Desde el incómodo lujo minucioso de José Manuel Prieto al irónico barroco hiriente de Radamés Molina, desde el piñerismogeometrizado de Ricardo Alberto Pérez al maniatado delirio de Rolando Sánchez Mejías, los textos de esta antología, esperamos, no dejarán de remitir a esa vanguardia pobre y vigorosa de Diáspora(s) que he querido bocetar aquí.

“Ratas, líquenes, insectos, polímeros, espiroquetas” es, por cierto, medio verso de Rogelio Saunders.3



 
1 Revista Diáspora(s). Edición facsímil (1997-2002). Literatura cubana.
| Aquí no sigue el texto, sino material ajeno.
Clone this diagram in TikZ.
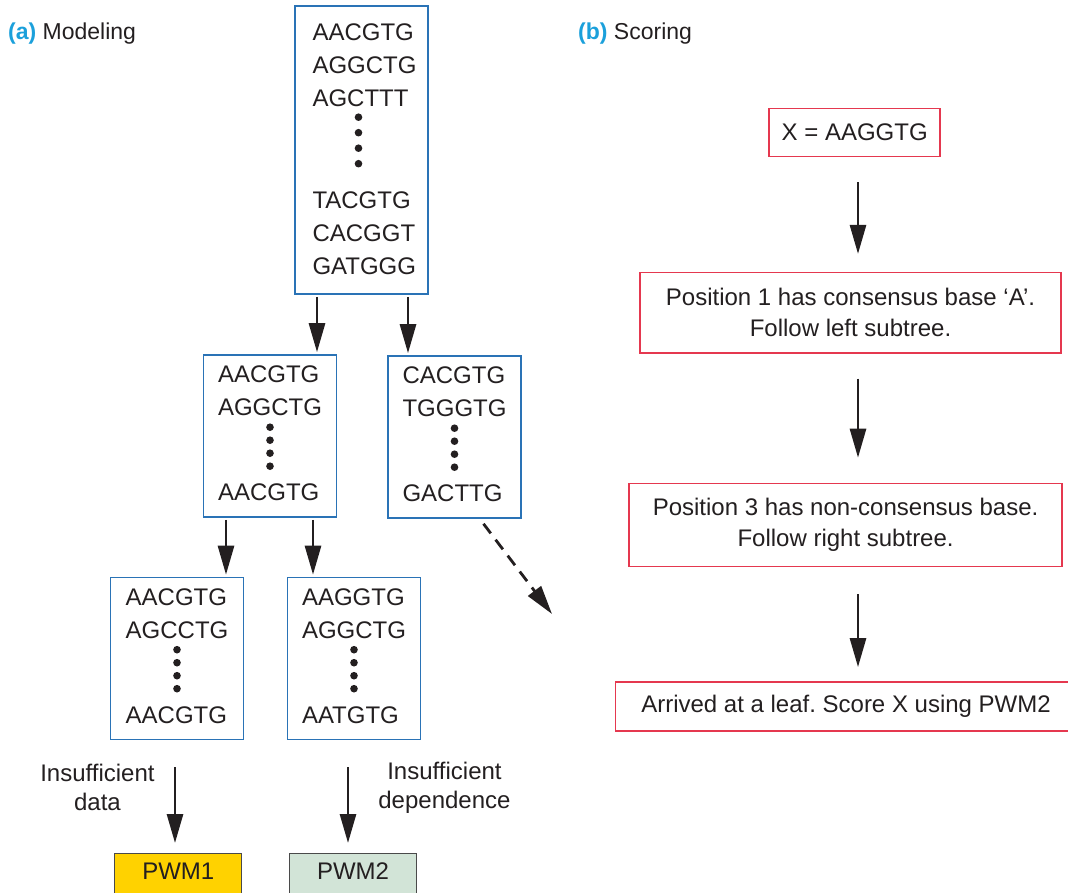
\documentclass[tikz,border=0pt]{standalone}
\usepackage{fontspec}
\setmainfont{Liberation Sans}
\usetikzlibrary{arrows.meta,positioning,calc}
\definecolor{ink}{HTML}{231F20}
\definecolor{seqblue}{HTML}{2A73B6}
\definecolor{stepred}{HTML}{E5384F}
\definecolor{tagcyan}{HTML}{1BA0DB}
\definecolor{pwmgold}{HTML}{FFD200}
\definecolor{pwmgreen}{HTML}{D2E4D7}
\definecolor{pwmline}{HTML}{4A4A4A}
\frenchspacing
\newcommand{\seqfont}{\fontsize{24}{33}\selectfont}
\newcommand{\stepfont}{\fontsize{24}{31}\selectfont}
\newcommand{\notefont}{\fontsize{24}{29}\selectfont}
\tikzset{seqbox/.style={draw=seqblue,line width=1.6pt,minimum width=133pt,
  minimum height=162pt,inner sep=0pt},
  seqtxt/.style={align=left,inner sep=0pt,font=\seqfont,text=ink},
  stepbox/.style={draw=stepred,line width=1.6pt,align=center,font=\stepfont,text=ink},
  pwm/.style={draw=pwmline,line width=1.2pt,minimum width=127pt,anchor=north,
  inner ysep=9.5pt,text depth=14pt,font=\seqfont,text=ink},
  note/.style={align=center,inner sep=0pt,font=\notefont,text=ink},
  head/.style={anchor=base west,inner sep=0pt,font=\fontsize{23}{28}\selectfont,text=ink},
  arrow/.style={-{Triangle[length=29pt,width=16pt]},line width=2.8pt,draw=ink}}

\begin{document}
\begin{tikzpicture}[x=1pt,y=-1pt]
\useasboundingbox (0,0) rectangle (1068,893);

% (a) modeling tree
\node[head] (headA) at (8,40) {\textcolor{tagcyan}{\bfseries(a)} Modeling};

\node[seqbox,minimum height=288pt] (top) at (361.5,150) {};
\node[seqtxt,anchor=north] (topseq) at ([xshift=3pt,yshift=-18.5pt]top.north)
  {AACGTG\\AGGCTG\\AGCTTT\\[69pt]TACGTG\\CACGGT\\GATGGG};
\foreach \k in {0,...,3}
  \fill[ink] ([xshift=-3pt,yshift={-112-15.5*\k}]top.north) circle (3.8pt);

\node[seqbox] (midL) at (270,436) {};
\node[seqtxt,anchor=north] (midLseq) at ([yshift=-11.5pt]midL.north)
  {AACGTG\\AGGCTG\\[52pt]AACGTG};
\node[seqbox] (midR) at (454.5,437) {};
\node[seqtxt,anchor=north] (midRseq) at ([yshift=-11.5pt]midR.north)
  {CACGTG\\TGGGTG\\[52pt]GACTTG};
\node[seqbox] (botL) at (177,658.5) {};
\node[seqtxt,anchor=north] (botLseq) at ([yshift=-11.5pt]botL.north)
  {AACGTG\\AGCCTG\\[52pt]AACGTG};
\node[seqbox] (botM) at (354,658.5) {};
\node[seqtxt,anchor=north] (botMseq) at ([yshift=-11.5pt]botM.north)
  {AAGGTG\\AGGCTG\\[52pt]AATGTG};
\foreach \b in {midL,midR,botL,botM}
  \foreach \k in {0,...,3}
    \fill[ink] ([yshift={-73-13*\k}]\b.north) circle (3.8pt);

\node[pwm,fill=pwmgold] (pwm1) at (178.3,853) {PWM1};
\node[pwm,fill=pwmgreen] (pwm2) at (353,853) {PWM2};

\draw[arrow,shorten <=2pt,shorten >=2pt] ([xshift=-44.5pt]top.south) -- ([xshift=-44.5pt]top.south |- midL.north);
\draw[arrow,shorten <=2pt,shorten >=2pt] ([xshift=46.5pt]top.south) -- ([xshift=46.5pt]top.south |- midR.north);
\draw[arrow,shorten <=2pt,shorten >=2pt] ([xshift=-44pt]midL.south) -- ([xshift=-44pt]midL.south |- botL.north);
\draw[arrow,shorten <=2pt,shorten >=2pt] ([xshift=43pt]midL.south) -- ([xshift=43pt]midL.south |- botM.north);
\coordinate (offtree) at (552,614);
\draw[arrow,dash pattern=on 12pt off 8pt] ([xshift=29pt,yshift=-5pt]midR.south) -- (offtree);

\draw[arrow,shorten <=27pt,shorten >=10pt] ([xshift=-2pt]botL.south) -- ([xshift=-2pt]botL.south |- pwm1.north)
  node[note,pos=0.42,left=19pt] (whyL) {Insufficient\\data};
\draw[arrow,shorten <=27pt,shorten >=10pt] ([xshift=-6pt]botM.south) -- ([xshift=-6pt]botM.south |- pwm2.north)
  node[note,pos=0.42,right=29pt] (whyM) {Insufficient\\dependence};

% (b) scoring
\node[head] (headB) at (578,40) {\textcolor{tagcyan}{\bfseries(b)} Scoring};

\node[stepbox,minimum width=171pt,minimum height=48pt] (xseq) at (854.7,132.5) {X = AAGGTG};
\node[stepbox,minimum width=421pt,minimum height=80pt] (pos1) at (850.5,312.7)
  {Position 1 has consensus base `A'.\\Follow left subtree.};
\node[stepbox,minimum width=433pt,minimum height=83pt] (pos3) at (845.6,525)
  {Position 3 has non-consensus base.\\Follow right subtree.};
\node[stepbox,minimum width=461pt,minimum height=49pt] (leaf) at (846,706.4)
  {Arrived at a leaf. Score X using PWM2};

\draw[arrow,shorten <=25pt,shorten >=18pt] ([xshift=3.3pt]xseq.south) -- ([xshift=3.3pt]xseq.south |- pos1.north);
\draw[arrow,shorten <=25pt,shorten >=25pt] ([xshift=7.5pt]pos1.south) -- ([xshift=7.5pt]pos1.south |- pos3.north);
\draw[arrow,shorten <=27pt,shorten >=14pt] ([xshift=12.4pt]pos3.south) -- ([xshift=12.4pt]pos3.south |- leaf.north);
\end{tikzpicture}
\end{document}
Barcelona: Linkgua, 2013.

2 Y otra inferencia de lo post- y lo anti-: tal vez así pueda también entenderse por qué no se habla de un grupo llamado Diáspora(s) en la sección final del libro de Rojas dedicada a la diáspora cubana (“Cuenta Guillermo Cabrera Infante que fue Calvert Casey quien primero aludió al exilio de la isla como una diáspora”, escribe Rojas): Diáspora(s) apunta no sólo a la diáspora cubana posrevolucionaria, sino también a la diáspora judía –ahí la maravillosa entrevista con José Kozer en el número 7-8 de la revista– y, en general, a una cultura sólo entendida como diaspórica.

3 Título de la antología que próximamente aparecerá publicada bajo el sello cabezaprusia, y de la cual este texto es el prólogo.